EXERCISE BRIEF
Give every line back verbatim, dropping all images.
⁂
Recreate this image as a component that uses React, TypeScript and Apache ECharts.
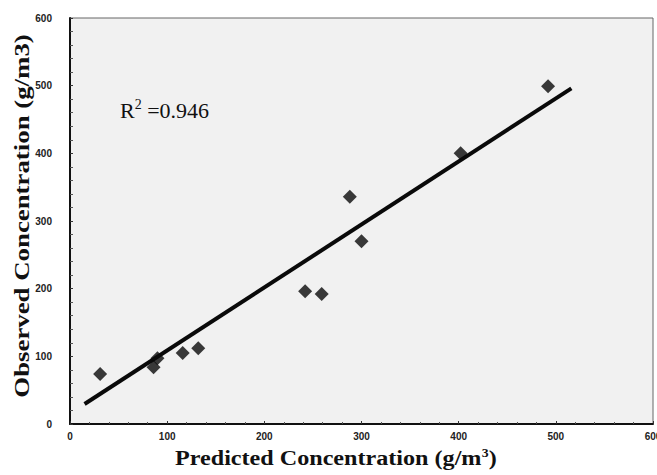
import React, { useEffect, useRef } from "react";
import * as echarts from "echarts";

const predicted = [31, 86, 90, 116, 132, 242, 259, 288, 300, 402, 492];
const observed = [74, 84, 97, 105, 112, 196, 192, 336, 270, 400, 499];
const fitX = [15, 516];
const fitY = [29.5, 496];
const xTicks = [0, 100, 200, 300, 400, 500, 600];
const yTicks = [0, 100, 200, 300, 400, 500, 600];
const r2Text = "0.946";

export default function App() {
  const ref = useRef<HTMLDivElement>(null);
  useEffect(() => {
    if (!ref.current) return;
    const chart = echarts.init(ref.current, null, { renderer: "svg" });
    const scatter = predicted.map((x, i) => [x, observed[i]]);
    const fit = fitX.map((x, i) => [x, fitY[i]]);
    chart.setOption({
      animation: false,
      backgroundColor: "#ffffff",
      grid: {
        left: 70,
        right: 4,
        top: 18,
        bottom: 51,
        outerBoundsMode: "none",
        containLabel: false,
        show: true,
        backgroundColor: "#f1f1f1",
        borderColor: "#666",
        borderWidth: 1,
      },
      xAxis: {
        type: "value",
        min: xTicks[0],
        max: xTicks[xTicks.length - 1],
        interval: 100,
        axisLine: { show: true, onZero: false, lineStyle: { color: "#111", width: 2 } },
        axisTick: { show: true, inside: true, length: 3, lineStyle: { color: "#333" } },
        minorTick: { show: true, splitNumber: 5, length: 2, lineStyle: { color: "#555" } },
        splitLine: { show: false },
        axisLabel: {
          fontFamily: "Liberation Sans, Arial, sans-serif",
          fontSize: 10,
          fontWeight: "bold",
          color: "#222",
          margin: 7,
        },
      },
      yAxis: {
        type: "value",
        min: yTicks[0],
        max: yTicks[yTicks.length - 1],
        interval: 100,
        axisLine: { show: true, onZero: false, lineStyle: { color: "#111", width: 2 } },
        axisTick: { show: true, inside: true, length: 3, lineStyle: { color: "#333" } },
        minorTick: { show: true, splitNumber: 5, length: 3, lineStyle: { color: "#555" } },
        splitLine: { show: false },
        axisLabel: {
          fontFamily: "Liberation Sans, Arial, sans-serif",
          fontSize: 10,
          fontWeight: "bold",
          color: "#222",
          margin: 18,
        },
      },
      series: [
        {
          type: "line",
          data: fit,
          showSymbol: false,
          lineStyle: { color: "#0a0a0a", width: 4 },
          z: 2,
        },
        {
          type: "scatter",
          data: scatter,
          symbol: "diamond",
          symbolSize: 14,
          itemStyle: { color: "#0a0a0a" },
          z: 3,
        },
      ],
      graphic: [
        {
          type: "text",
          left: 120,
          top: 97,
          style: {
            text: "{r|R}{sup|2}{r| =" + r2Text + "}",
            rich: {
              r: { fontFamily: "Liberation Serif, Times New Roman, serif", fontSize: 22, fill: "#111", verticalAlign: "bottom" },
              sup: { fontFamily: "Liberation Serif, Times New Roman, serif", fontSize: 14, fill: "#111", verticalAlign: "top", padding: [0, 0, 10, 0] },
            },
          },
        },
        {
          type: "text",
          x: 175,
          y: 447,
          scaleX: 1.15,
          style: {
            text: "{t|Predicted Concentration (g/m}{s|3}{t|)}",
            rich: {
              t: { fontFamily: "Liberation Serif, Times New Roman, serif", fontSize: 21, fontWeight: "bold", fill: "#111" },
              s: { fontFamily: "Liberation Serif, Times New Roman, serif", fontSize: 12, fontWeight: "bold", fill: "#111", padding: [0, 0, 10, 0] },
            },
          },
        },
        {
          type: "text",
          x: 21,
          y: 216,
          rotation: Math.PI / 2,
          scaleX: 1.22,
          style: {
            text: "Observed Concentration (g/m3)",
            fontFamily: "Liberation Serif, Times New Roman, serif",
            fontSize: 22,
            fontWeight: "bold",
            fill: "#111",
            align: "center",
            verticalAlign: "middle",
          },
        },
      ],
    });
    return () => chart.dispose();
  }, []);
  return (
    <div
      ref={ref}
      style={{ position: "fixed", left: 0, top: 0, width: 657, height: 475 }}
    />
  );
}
⁂
EXERCISE RESPONSE
Recreate this image as a component that uses React, TypeScript and Apache ECharts.
import React, { useEffect, useRef } from "react";
import * as echarts from "echarts";

const predicted = [31, 86, 90, 116, 132, 242, 259, 288, 300, 402, 492];
const observed = [74, 84, 97, 105, 112, 196, 192, 336, 270, 400, 499];
const fitX = [15, 516];
const fitY = [29.5, 496];
const xTicks = [0, 100, 200, 300, 400, 500, 600];
const yTicks = [0, 100, 200, 300, 400, 500, 600];
const r2Text = "0.946";

export default function App() {
  const ref = useRef<HTMLDivElement>(null);
  useEffect(() => {
    if (!ref.current) return;
    const chart = echarts.init(ref.current, null, { renderer: "svg" });
    const scatter = predicted.map((x, i) => [x, observed[i]]);
    const fit = fitX.map((x, i) => [x, fitY[i]]);
    chart.setOption({
      animation: false,
      backgroundColor: "#ffffff",
      grid: {
        left: 70,
        right: 4,
        top: 18,
        bottom: 51,
        outerBoundsMode: "none",
        containLabel: false,
        show: true,
        backgroundColor: "#f1f1f1",
        borderColor: "#666",
        borderWidth: 1,
      },
      xAxis: {
        type: "value",
        min: xTicks[0],
        max: xTicks[xTicks.length - 1],
        interval: 100,
        axisLine: { show: true, onZero: false, lineStyle: { color: "#111", width: 2 } },
        axisTick: { show: true, inside: true, length: 3, lineStyle: { color: "#333" } },
        minorTick: { show: true, splitNumber: 5, length: 2, lineStyle: { color: "#555" } },
        splitLine: { show: false },
        axisLabel: {
          fontFamily: "Liberation Sans, Arial, sans-serif",
          fontSize: 10,
          fontWeight: "bold",
          color: "#222",
          margin: 7,
        },
      },
      yAxis: {
        type: "value",
        min: yTicks[0],
        max: yTicks[yTicks.length - 1],
        interval: 100,
        axisLine: { show: true, onZero: false, lineStyle: { color: "#111", width: 2 } },
        axisTick: { show: true, inside: true, length: 3, lineStyle: { color: "#333" } },
        minorTick: { show: true, splitNumber: 5, length: 3, lineStyle: { color: "#555" } },
        splitLine: { show: false },
        axisLabel: {
          fontFamily: "Liberation Sans, Arial, sans-serif",
          fontSize: 10,
          fontWeight: "bold",
          color: "#222",
          margin: 18,
        },
      },
      series: [
        {
          type: "line",
          data: fit,
          showSymbol: false,
          lineStyle: { color: "#0a0a0a", width: 4 },
          z: 2,
        },
        {
          type: "scatter",
          data: scatter,
          symbol: "diamond",
          symbolSize: 14,
          itemStyle: { color: "#0a0a0a" },
          z: 3,
        },
      ],
      graphic: [
        {
          type: "text",
          left: 120,
          top: 97,
          style: {
            text: "{r|R}{sup|2}{r| =" + r2Text + "}",
            rich: {
              r: { fontFamily: "Liberation Serif, Times New Roman, serif", fontSize: 22, fill: "#111", verticalAlign: "bottom" },
              sup: { fontFamily: "Liberation Serif, Times New Roman, serif", fontSize: 14, fill: "#111", verticalAlign: "top", padding: [0, 0, 10, 0] },
            },
          },
        },
        {
          type: "text",
          x: 175,
          y: 447,
          scaleX: 1.15,
          style: {
            text: "{t|Predicted Concentration (g/m}{s|3}{t|)}",
            rich: {
              t: { fontFamily: "Liberation Serif, Times New Roman, serif", fontSize: 21, fontWeight: "bold", fill: "#111" },
              s: { fontFamily: "Liberation Serif, Times New Roman, serif", fontSize: 12, fontWeight: "bold", fill: "#111", padding: [0, 0, 10, 0] },
            },
          },
        },
        {
          type: "text",
          x: 21,
          y: 216,
          rotation: Math.PI / 2,
          scaleX: 1.22,
          style: {
            text: "Observed Concentration (g/m3)",
            fontFamily: "Liberation Serif, Times New Roman, serif",
            fontSize: 22,
            fontWeight: "bold",
            fill: "#111",
            align: "center",
            verticalAlign: "middle",
          },
        },
      ],
    });
    return () => chart.dispose();
  }, []);
  return (
    <div
      ref={ref}
      style={{ position: "fixed", left: 0, top: 0, width: 657, height: 475 }}
    />
  );
}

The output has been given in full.